Depression, a dog stink fur, wet in your stomachs gutter, ***** washed-out all-over feel, no chance of movement from this desolate damp dominion. Heavy, unseen weights pin me down low, no go or muster; no aquatic flow, just prosaic and deaf, unheard, that cracking tick and strike of your inner tormented thunder.
The numbing dull hammer cracks, upon your concrete wet skull; a waste of clock and sun, a lonely moonless turtle touched sand, with tides falsely conjuring done.
A sloth that moves in super glue, a sticking plaster stuck askew on sliced off limb.
Thoughts unable to shift, blinded and hidden behind desperate foggy faraway cliffs.

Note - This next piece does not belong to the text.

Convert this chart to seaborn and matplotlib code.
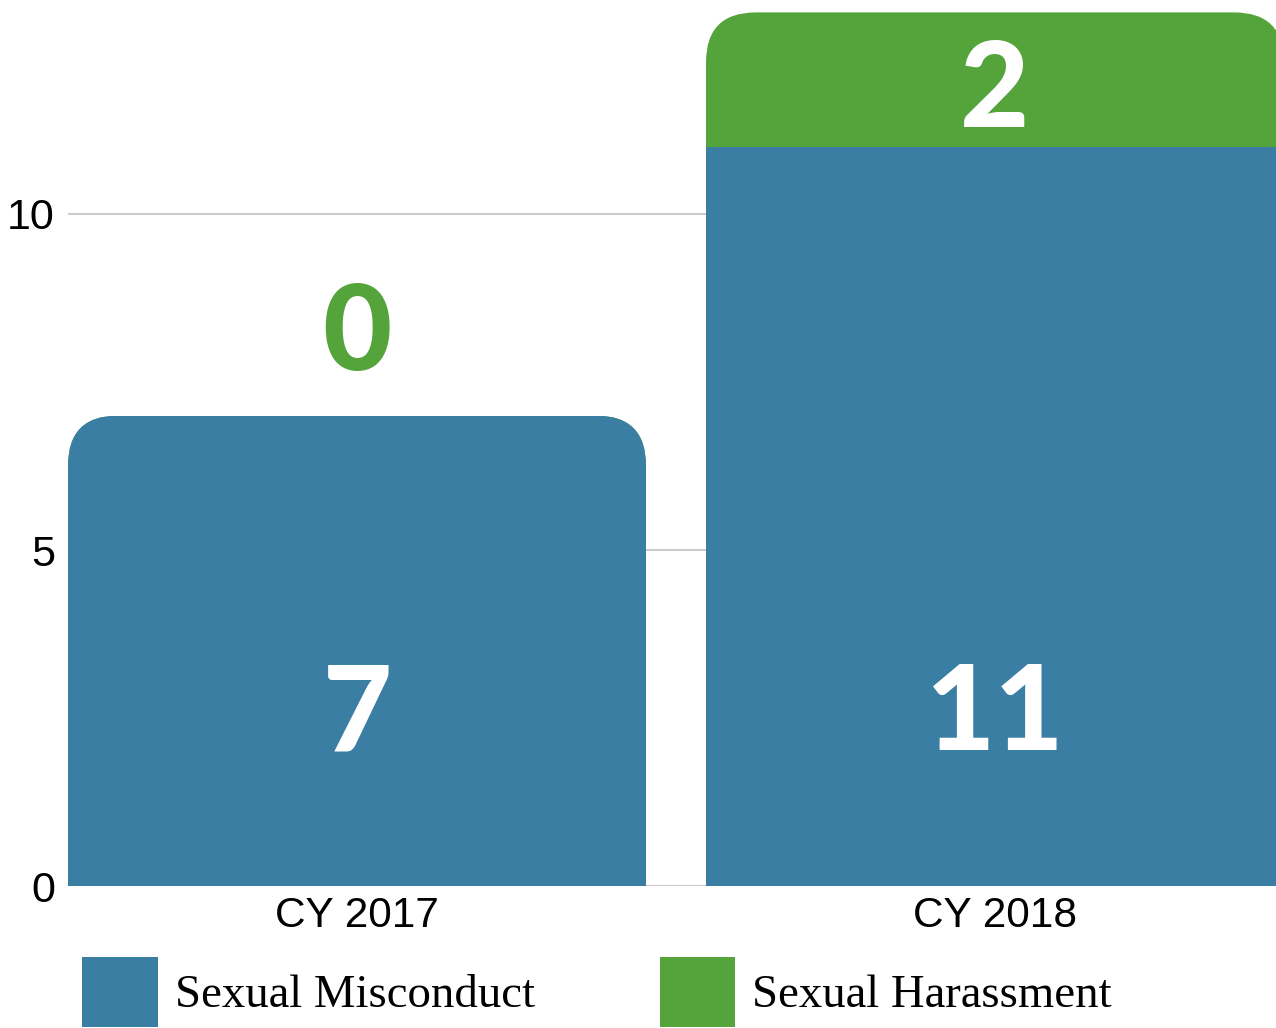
import matplotlib
matplotlib.use('Agg')
import matplotlib.pyplot as plt
import seaborn as sns
import pandas as pd
from matplotlib.patches import Patch, FancyBboxPatch
from matplotlib.transforms import IdentityTransform

years = ['CY 2017', 'CY 2018']
misconduct = [7, 11]
harassment = [0, 2]
series_names = ['Sexual Misconduct', 'Sexual Harassment']

blue = '#3b7ea4'
green = '#54a43b'
bar_w = 0.906

sns.set_style('white')
plt.rcParams['font.family'] = ['Liberation Sans', 'DejaVu Sans']
plt.rcParams['text.color'] = 'black'

df = pd.DataFrame({'year': years, 'misconduct': misconduct, 'harassment': harassment})
df['total'] = df['misconduct'] + df['harassment']

fig = plt.figure(figsize=(12.76, 10.28), dpi=100)
ax = fig.add_axes([68 / 1276, 1 - 886 / 1028, 1 - 68 / 1276, 886 / 1028])

# stacked: total in green underneath, misconduct in blue on top of it
sns.barplot(data=df, x='year', y='total', color=green, saturation=1, width=bar_w,
            linewidth=0, ax=ax)
sns.barplot(data=df, x='year', y='misconduct', color=blue, saturation=1, width=bar_w,
            linewidth=0, ax=ax)

ax.set_xlim(-bar_w / 2, 1 + (1276 - 995) / 638)
ax.set_ylim(0, 886 / 67.2)
ax.set_yticks([0, 5, 10])
ax.set_xlabel('')
ax.set_ylabel('')
ax.yaxis.grid(True, color='#cccccc', lw=1.5)
ax.xaxis.grid(False)
ax.set_axisbelow(True)
for s in ax.spines.values():
    s.set_visible(False)
ax.tick_params(axis='y', length=0, pad=9.5, labelsize=31, labelcolor='black')
ax.tick_params(axis='x', length=0, pad=7, labelsize=30.5, labelcolor='black')

# round the top corners of each stack
radius = 50
for i, row in df.iterrows():
    (x0, y0) = ax.transData.transform((i - bar_w / 2, -2))
    (x1, y1) = ax.transData.transform((i + bar_w / 2, row['total']))
    clip = FancyBboxPatch((x0, y0), x1 - x0, y1 - y0,
                          boxstyle='round,pad=0,rounding_size=%d' % radius,
                          transform=IdentityTransform())
    for p in ax.patches:
        if abs(p.get_x() + p.get_width() / 2 - i) < 0.1:
            p.set_clip_path(clip)

# value labels
num_font = dict(family=['Lato', 'DejaVu Sans'], fontweight='black', fontsize=86, ha='center', va='baseline')
for i, row in df.iterrows():
    ax.text(i, 2.02, str(row['misconduct']), color='white', **num_font)
    if row['harassment'] == 0:
        ax.text(i, row['total'] + 0.68, str(row['harassment']), color=green, **num_font)
    else:
        ax.text(i, row['misconduct'] + row['harassment'] / 2 - 0.7, str(row['harassment']),
                color='white', **num_font)

handles = [Patch(color=blue, lw=0), Patch(color=green, lw=0)]
fig.legend(handles, series_names, loc='center left', bbox_to_anchor=(82 / 1276, 1 - 992 / 1028),
           ncol=2, frameon=False, borderpad=0, borderaxespad=0, labelcolor='black',
           prop={'family': ['Liberation Serif', 'DejaVu Serif'], 'size': 33.7},
           handlelength=1.62, handleheight=1.9, handletextpad=0.36, columnspacing=2.67)

fig.savefig('out.png', dpi=100)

Black futures call, your blurred vision only mocks the moon.
A black unlucky restless cat, resting high on a pitched prone ladder, a shattered looking glass, a distant sinister laugh distorts all images held in your past.

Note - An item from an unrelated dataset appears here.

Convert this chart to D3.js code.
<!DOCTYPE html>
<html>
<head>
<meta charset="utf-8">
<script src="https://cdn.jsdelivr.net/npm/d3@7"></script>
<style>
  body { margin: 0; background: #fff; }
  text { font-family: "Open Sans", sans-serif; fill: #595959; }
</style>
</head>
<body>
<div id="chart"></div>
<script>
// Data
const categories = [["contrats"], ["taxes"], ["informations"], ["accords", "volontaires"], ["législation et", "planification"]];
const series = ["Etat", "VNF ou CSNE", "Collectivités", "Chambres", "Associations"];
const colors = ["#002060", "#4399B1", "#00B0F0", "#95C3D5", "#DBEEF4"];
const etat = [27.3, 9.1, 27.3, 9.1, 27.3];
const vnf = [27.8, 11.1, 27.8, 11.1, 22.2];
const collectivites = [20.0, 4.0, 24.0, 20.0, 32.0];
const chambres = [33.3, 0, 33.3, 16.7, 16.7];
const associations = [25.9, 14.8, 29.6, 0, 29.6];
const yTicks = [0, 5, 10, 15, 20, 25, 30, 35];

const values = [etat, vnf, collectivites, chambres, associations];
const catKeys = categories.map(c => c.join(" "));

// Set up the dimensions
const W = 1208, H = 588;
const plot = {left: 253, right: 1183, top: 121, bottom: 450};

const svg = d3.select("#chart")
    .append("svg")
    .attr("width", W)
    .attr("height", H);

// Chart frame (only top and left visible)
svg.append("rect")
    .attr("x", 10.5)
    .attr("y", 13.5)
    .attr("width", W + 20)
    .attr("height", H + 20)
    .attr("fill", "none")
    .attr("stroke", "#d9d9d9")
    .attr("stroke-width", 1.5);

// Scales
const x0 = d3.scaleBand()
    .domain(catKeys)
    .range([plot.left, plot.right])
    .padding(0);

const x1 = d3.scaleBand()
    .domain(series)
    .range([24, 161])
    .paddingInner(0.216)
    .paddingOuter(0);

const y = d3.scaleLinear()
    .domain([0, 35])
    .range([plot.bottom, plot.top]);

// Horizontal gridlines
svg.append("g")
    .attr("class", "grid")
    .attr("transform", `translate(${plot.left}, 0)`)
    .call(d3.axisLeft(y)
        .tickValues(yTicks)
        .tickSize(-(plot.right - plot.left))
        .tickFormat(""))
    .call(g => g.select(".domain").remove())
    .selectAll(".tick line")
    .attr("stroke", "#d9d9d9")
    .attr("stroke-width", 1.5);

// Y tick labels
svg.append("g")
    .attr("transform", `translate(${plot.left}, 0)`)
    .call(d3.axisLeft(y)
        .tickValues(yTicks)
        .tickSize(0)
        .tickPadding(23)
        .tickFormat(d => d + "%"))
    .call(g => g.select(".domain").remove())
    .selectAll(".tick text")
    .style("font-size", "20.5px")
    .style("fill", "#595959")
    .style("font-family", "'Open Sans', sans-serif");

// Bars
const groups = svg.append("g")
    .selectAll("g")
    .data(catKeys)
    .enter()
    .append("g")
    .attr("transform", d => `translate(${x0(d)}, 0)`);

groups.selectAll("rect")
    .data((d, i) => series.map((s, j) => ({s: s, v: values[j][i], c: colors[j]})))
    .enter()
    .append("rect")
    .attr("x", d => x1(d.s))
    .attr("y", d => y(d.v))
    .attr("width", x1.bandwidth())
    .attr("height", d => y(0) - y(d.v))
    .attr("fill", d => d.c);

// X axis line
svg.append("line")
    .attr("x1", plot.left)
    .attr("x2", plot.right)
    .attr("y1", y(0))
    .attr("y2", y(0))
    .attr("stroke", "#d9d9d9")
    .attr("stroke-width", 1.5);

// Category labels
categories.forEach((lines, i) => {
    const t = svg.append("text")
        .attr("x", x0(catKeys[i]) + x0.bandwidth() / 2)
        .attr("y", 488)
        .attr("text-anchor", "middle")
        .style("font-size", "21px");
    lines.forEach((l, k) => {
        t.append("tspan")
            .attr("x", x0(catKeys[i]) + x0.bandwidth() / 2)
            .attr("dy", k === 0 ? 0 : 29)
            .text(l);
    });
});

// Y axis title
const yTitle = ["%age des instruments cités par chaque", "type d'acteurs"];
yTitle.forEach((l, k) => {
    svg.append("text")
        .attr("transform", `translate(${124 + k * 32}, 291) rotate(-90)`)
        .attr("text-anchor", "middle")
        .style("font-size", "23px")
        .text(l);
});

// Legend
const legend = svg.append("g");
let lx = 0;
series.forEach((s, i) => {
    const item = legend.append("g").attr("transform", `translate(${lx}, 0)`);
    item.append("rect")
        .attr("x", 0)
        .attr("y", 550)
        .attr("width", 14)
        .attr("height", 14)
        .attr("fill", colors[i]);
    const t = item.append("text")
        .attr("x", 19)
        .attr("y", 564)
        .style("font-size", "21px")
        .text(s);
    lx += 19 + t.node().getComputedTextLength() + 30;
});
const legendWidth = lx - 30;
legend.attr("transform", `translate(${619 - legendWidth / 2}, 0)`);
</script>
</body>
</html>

Thunder crack, a lighting spike, does little to raise your genetic code, it rather Dowses that inclement weather, with aching winds, ***** snow and iced grit rains of old.

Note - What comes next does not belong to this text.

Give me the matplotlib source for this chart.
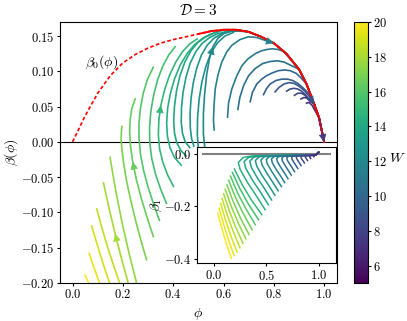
import matplotlib
matplotlib.use("Agg")
import matplotlib.pyplot as plt
from matplotlib.colors import Normalize
from matplotlib.cm import ScalarMappable

plt.rcParams.update({
    "font.family": "serif",
    "font.serif": ["cmr10"],
    "mathtext.fontset": "cm",
    "axes.formatter.use_mathtext": True,
    "font.size": 9,
    "xtick.major.size": 2.4,
    "ytick.major.size": 2.4,
    "xtick.major.pad": 1.5,
    "ytick.major.pad": 1.5,
})

# beta_0(phi) curve (red)
phi0 = [0.0, 0.05, 0.1, 0.15, 0.2, 0.25, 0.3, 0.35, 0.4, 0.45, 0.5, 0.55, 0.6,
        0.65, 0.7, 0.75, 0.8, 0.85, 0.9, 0.93, 0.96, 0.98, 1.0]
beta0 = [0.0, 0.037, 0.069, 0.094, 0.112, 0.124, 0.133, 0.140, 0.145, 0.149,
         0.153, 0.157, 0.159, 0.159, 0.156, 0.149, 0.140, 0.125, 0.103, 0.082,
         0.054, 0.034, 0.0]

# W value of every trajectory (one colour each)
W = [20, 19.5, 19, 18.5, 18, 17.5, 17, 16.5, 16, 15.5, 15, 14.5, 14, 13.5,
     13, 12.5, 12, 11.5, 11, 10.5, 10, 9.5, 9, 8.5, 8, 7.5, 7]

# main panel trajectories
main_phi = [
    [0.070, 0.060, 0.050],
    [0.112, 0.097, 0.081, 0.066],
    [0.152, 0.128, 0.106, 0.089, 0.076],
    [0.192, 0.164, 0.139, 0.116, 0.096],
    [0.225, 0.195, 0.169, 0.145, 0.123],
    [0.258, 0.226, 0.197, 0.171, 0.149],
    [0.294, 0.272, 0.251, 0.232, 0.215, 0.203, 0.196, 0.193, 0.194, 0.196],
    [0.321, 0.297, 0.274, 0.254, 0.239, 0.230, 0.227, 0.229, 0.236, 0.249],
    [0.345, 0.322, 0.300, 0.282, 0.270, 0.264, 0.264, 0.270, 0.281, 0.298, 0.321],
    [0.373, 0.350, 0.330, 0.315, 0.307, 0.306, 0.311, 0.322, 0.338, 0.358, 0.382, 0.408],
    [0.401, 0.378, 0.359, 0.346, 0.341, 0.343, 0.351, 0.366, 0.386, 0.410, 0.437, 0.466, 0.495],
    [0.432, 0.405, 0.387, 0.377, 0.374, 0.378, 0.389, 0.406, 0.428, 0.455, 0.485, 0.517, 0.550],
    [0.452, 0.430, 0.414, 0.405, 0.402, 0.405, 0.413, 0.427, 0.446, 0.470, 0.498, 0.530, 0.562],
    [0.466, 0.448, 0.437, 0.432, 0.433, 0.439, 0.451, 0.468, 0.490, 0.516, 0.545, 0.575, 0.605],
    [0.482, 0.473, 0.468, 0.467, 0.471, 0.480, 0.494, 0.512, 0.535, 0.562, 0.592, 0.622],
    [0.535, 0.512, 0.500, 0.496, 0.497, 0.503, 0.514, 0.530, 0.550, 0.575, 0.605, 0.638],
    [0.565, 0.540, 0.526, 0.520, 0.520, 0.525, 0.533, 0.544, 0.558, 0.578, 0.603, 0.632, 0.665],
    [0.563, 0.560, 0.562, 0.567, 0.578, 0.593, 0.612, 0.633, 0.665, 0.699, 0.732, 0.765],
    [0.616, 0.620, 0.633, 0.652, 0.673, 0.698, 0.726, 0.750, 0.772, 0.795, 0.818, 0.840],
    [0.657, 0.665, 0.680, 0.700, 0.726, 0.755, 0.785, 0.815, 0.842, 0.865],
    [0.706, 0.715, 0.732, 0.752, 0.772, 0.795, 0.818, 0.842, 0.865, 0.890, 0.910],
    [0.759, 0.770, 0.785, 0.808, 0.832, 0.855, 0.875, 0.895, 0.915, 0.935],
    [0.805, 0.820, 0.840, 0.860, 0.880, 0.900, 0.920, 0.940],
    [0.851, 0.865, 0.880, 0.895, 0.910, 0.925, 0.942],
    [0.882, 0.895, 0.910, 0.925, 0.945],
    [0.908, 0.920, 0.933, 0.948],
    [0.930, 0.940, 0.952],
]
main_beta = [
    [-0.205, -0.197, -0.189],
    [-0.205, -0.190, -0.174, -0.158],
    [-0.205, -0.180, -0.155, -0.135, -0.119],
    [-0.205, -0.176, -0.149, -0.121, -0.095],
    [-0.205, -0.166, -0.130, -0.094, -0.058],
    [-0.205, -0.160, -0.115, -0.068, -0.022],
    [-0.167, -0.140, -0.112, -0.084, -0.056, -0.030, -0.010, 0.004, 0.014, 0.022],
    [-0.134, -0.108, -0.081, -0.054, -0.028, -0.005, 0.015, 0.032, 0.048, 0.061],
    [-0.111, -0.088, -0.064, -0.040, -0.017, 0.005, 0.027, 0.048, 0.069, 0.089, 0.106],
    [-0.087, -0.067, -0.046, -0.024, -0.002, 0.020, 0.043, 0.066, 0.088, 0.107, 0.123, 0.135],
    [-0.063, -0.047, -0.029, -0.010, 0.010, 0.031, 0.052, 0.074, 0.095, 0.113, 0.128, 0.139, 0.146],
    [-0.033, -0.022, -0.008, 0.008, 0.027, 0.048, 0.069, 0.090, 0.109, 0.125, 0.138, 0.147, 0.153],
    [-0.020, -0.012, -0.001, 0.013, 0.030, 0.050, 0.072, 0.094, 0.113, 0.129, 0.141, 0.149, 0.154],
    [-0.008, 0.000, 0.012, 0.028, 0.048, 0.070, 0.092, 0.112, 0.128, 0.140, 0.148, 0.153, 0.156],
    [-0.006, 0.005, 0.020, 0.040, 0.062, 0.084, 0.105, 0.123, 0.137, 0.147, 0.153, 0.156],
    [-0.045, -0.028, -0.010, 0.010, 0.035, 0.060, 0.085, 0.107, 0.126, 0.140, 0.150, 0.155],
    [-0.050, -0.030, -0.010, 0.012, 0.040, 0.068, 0.095, 0.118, 0.135, 0.147, 0.154, 0.157, 0.157],
    [0.017, 0.030, 0.050, 0.075, 0.095, 0.113, 0.127, 0.137, 0.145, 0.149, 0.148, 0.144],
    [0.035, 0.055, 0.075, 0.093, 0.108, 0.118, 0.125, 0.129, 0.131, 0.132, 0.131, 0.128],
    [0.046, 0.063, 0.080, 0.094, 0.104, 0.111, 0.114, 0.115, 0.113, 0.109],
    [0.057, 0.070, 0.082, 0.089, 0.094, 0.098, 0.101, 0.102, 0.101, 0.097, 0.090],
    [0.067, 0.075, 0.082, 0.087, 0.089, 0.089, 0.087, 0.083, 0.077, 0.070],
    [0.071, 0.077, 0.082, 0.084, 0.083, 0.079, 0.073, 0.065],
    [0.072, 0.075, 0.076, 0.075, 0.072, 0.067, 0.059],
    [0.066, 0.069, 0.069, 0.066, 0.058],
    [0.061, 0.063, 0.062, 0.057],
    [0.055, 0.056, 0.052],
]
# trajectories from this index on run into the red curve and follow it to (1, 0)
first_merging = 11

# arrow heads: (trajectory, point index of the tip)
arrows = [(4, 2), (7, 4), (10, 6), (16, 8), (17, 12), (22, 8), (25, 6)]

# inset trajectories
inset_phi = [
    [0.168, 0.120, 0.078, 0.040],
    [0.195, 0.141, 0.094, 0.052],
    [0.222, 0.163, 0.111, 0.066],
    [0.250, 0.185, 0.129, 0.080],
    [0.278, 0.208, 0.147, 0.095],
    [0.306, 0.231, 0.165, 0.110],
    [0.335, 0.254, 0.185, 0.126],
    [0.365, 0.279, 0.205, 0.143],
    [0.395, 0.304, 0.225, 0.160],
    [0.426, 0.329, 0.247, 0.178],
    [0.457, 0.355, 0.269, 0.197],
    [0.488, 0.408, 0.322, 0.253, 0.234, 0.280, 0.368, 0.97, 0.995],
    [0.519, 0.446, 0.369, 0.306, 0.289, 0.330, 0.410, 0.97, 0.995],
    [0.550, 0.485, 0.415, 0.358, 0.343, 0.380, 0.452, 0.97, 0.995],
    [0.581, 0.522, 0.460, 0.409, 0.396, 0.429, 0.493, 0.97, 0.995],
    [0.612, 0.560, 0.505, 0.460, 0.448, 0.477, 0.534, 0.97, 0.995],
    [0.643, 0.597, 0.549, 0.509, 0.499, 0.524, 0.575, 0.97, 0.995],
    [0.674, 0.634, 0.592, 0.557, 0.548, 0.570, 0.614, 0.97, 0.995],
    [0.705, 0.671, 0.635, 0.606, 0.598, 0.617, 0.654, 0.97, 0.995],
    [0.736, 0.707, 0.677, 0.652, 0.646, 0.662, 0.693, 0.97, 0.995],
    [0.767, 0.744, 0.719, 0.698, 0.693, 0.706, 0.732, 0.97, 0.995],
    [0.798, 0.779, 0.760, 0.743, 0.739, 0.750, 0.770, 0.97, 0.995],
    [0.829, 0.815, 0.799, 0.787, 0.783, 0.792, 0.807, 0.97, 0.995],
    [0.860, 0.850, 0.838, 0.829, 0.827, 0.833, 0.844, 0.97, 0.995],
    [0.890, 0.883, 0.876, 0.870, 0.868, 0.872, 0.880, 0.97, 0.995],
    [0.920, 0.916, 0.912, 0.909, 0.908, 0.910, 0.914, 0.97, 0.995],
    [0.950, 0.946, 0.945, 0.97, 0.995],
]
inset_beta = [
    [-0.398, -0.341, -0.283, -0.226],
    [-0.388, -0.328, -0.267, -0.207],
    [-0.374, -0.312, -0.250, -0.188],
    [-0.358, -0.295, -0.233, -0.170],
    [-0.341, -0.278, -0.215, -0.152],
    [-0.324, -0.261, -0.198, -0.135],
    [-0.307, -0.244, -0.181, -0.118],
    [-0.289, -0.226, -0.164, -0.101],
    [-0.270, -0.208, -0.147, -0.085],
    [-0.251, -0.191, -0.131, -0.071],
    [-0.232, -0.174, -0.116, -0.058],
    [-0.213, -0.162, -0.110, -0.061, -0.033, -0.014, -0.008, -0.004, 0.006],
    [-0.194, -0.147, -0.101, -0.056, -0.030, -0.014, -0.008, -0.004, 0.006],
    [-0.176, -0.134, -0.092, -0.052, -0.028, -0.013, -0.008, -0.004, 0.006],
    [-0.158, -0.120, -0.083, -0.047, -0.026, -0.012, -0.008, -0.004, 0.006],
    [-0.141, -0.108, -0.074, -0.043, -0.024, -0.012, -0.008, -0.004, 0.006],
    [-0.125, -0.096, -0.066, -0.038, -0.022, -0.012, -0.008, -0.004, 0.006],
    [-0.110, -0.084, -0.059, -0.035, -0.020, -0.011, -0.008, -0.004, 0.006],
    [-0.095, -0.073, -0.051, -0.031, -0.018, -0.011, -0.008, -0.004, 0.006],
    [-0.081, -0.063, -0.044, -0.027, -0.017, -0.010, -0.008, -0.004, 0.006],
    [-0.068, -0.053, -0.038, -0.024, -0.015, -0.010, -0.008, -0.004, 0.006],
    [-0.056, -0.044, -0.032, -0.020, -0.014, -0.009, -0.008, -0.004, 0.006],
    [-0.045, -0.036, -0.026, -0.018, -0.012, -0.009, -0.008, -0.004, 0.006],
    [-0.035, -0.028, -0.022, -0.015, -0.011, -0.009, -0.008, -0.004, 0.006],
    [-0.026, -0.021, -0.017, -0.013, -0.010, -0.009, -0.008, -0.004, 0.006],
    [-0.018, -0.016, -0.013, -0.011, -0.009, -0.008, -0.008, -0.004, 0.006],
    [-0.011, -0.009, -0.008, -0.004, 0.006],
]

cmap = plt.get_cmap("viridis")
norm = Normalize(vmin=5, vmax=20)

fig = plt.figure(figsize=(4.07, 3.21), dpi=100)
ax = fig.add_axes([0.1474, 0.1184, 0.6799, 0.8131])
cax = fig.add_axes([0.8705, 0.1184, 0.0329, 0.8131])
axin = fig.add_axes([0.4833, 0.1798, 0.3423, 0.3632])

ax.axhline(0, color="k", lw=0.8, zorder=1)

paths = []
for k in range(len(W)):
    p = list(main_phi[k])
    b = list(main_beta[k])
    if k >= first_merging:
        # continue along beta_0 down to (1, 0)
        for pp, bb in zip(phi0, beta0):
            if pp > p[-1] + 0.01:
                p.append(pp)
                b.append(bb)
    paths.append((p, b))
    ax.plot(p, b, color=cmap(norm(W[k])), lw=1.2, zorder=2)

ax.plot(phi0, beta0, color="red", ls="--", dashes=(2.2, 1.4), lw=1.2, zorder=3)
red_p = [pp for pp in phi0 if pp >= 0.5]
red_b = [bb for pp, bb in zip(phi0, beta0) if pp >= 0.5]
ax.plot(red_p, red_b, color="red", lw=1.4, zorder=3)

for k, i in arrows:
    p, b = paths[k]
    ax.annotate("", xy=(p[i], b[i]), xytext=(p[i - 1], b[i - 1]),
                arrowprops=dict(arrowstyle="-|>", color=cmap(norm(W[k])),
                                lw=0.5, mutation_scale=12, shrinkA=0, shrinkB=0),
                zorder=4)

ax.text(0.05, 0.113, r"$\beta_0(\phi)$", fontsize=10, va="center")
ax.set_xlim(-0.05, 1.05)
ax.set_ylim(-0.2, 0.17)
ax.set_xticks([0.0, 0.2, 0.4, 0.6, 0.8, 1.0])
ax.set_yticks([-0.2, -0.15, -0.1, -0.05, 0.0, 0.05, 0.1, 0.15])
ax.set_xlabel(r"$\phi$", fontsize=10, labelpad=3)
ax.set_ylabel(r"$\beta(\phi)$", fontsize=10, labelpad=1)
ax.set_title(r"$\mathcal{D} = 3$", fontsize=11, pad=5)

# inset
axin.plot([-0.1, 1.1], [0, 0], color="gray", lw=1.5, zorder=1)
for k in range(len(W)):
    axin.plot(inset_phi[k], inset_beta[k], color=cmap(norm(W[k])), lw=1.1, zorder=2)
axin.set_xlim(-0.16, 1.16)
axin.set_ylim(-0.417, 0.027)
axin.set_xticks([0.0, 0.5, 1.0])
axin.set_yticks([-0.4, -0.2, 0.0])
axin.set_ylabel(r"$\beta_1$", fontsize=10, labelpad=0)

cb = fig.colorbar(ScalarMappable(norm=norm, cmap=cmap), cax=cax,
                  ticks=[6, 8, 10, 12, 14, 16, 18, 20])
cb.set_label(r"$W$", rotation=0, fontsize=10, labelpad=7)

fig.savefig("out.png", dpi=100)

Waters flow, twists then eddy’s, cold and dark like the Christmas month, can't get warm or be responsive, just dwell then nod, seemingly in the right social spaces.
Chains then rope, tethered tight, restrained on restless limbs and concrete filled torso; to lift for life and future strife becomes too much like an astronaut’s dream or a matador’s fame, easier to remain in a state of grey static, between burnt wooden floors and empty memories in an unreachable never touched attic.
Wounded damp dog, retreating to nearest black gutter, let ***** cold water wash over and leave it's grime, rats back black run over hairy raised skin, unable to itch plagues remedy with flowers or gin, can’t touch the ***** strain, or play the piano forte of many a ******’s claim.
Sound is dull, dead like empty lift enclosed, the upper floor above is only white and adorned by minimalist art with no restart or comforting parts.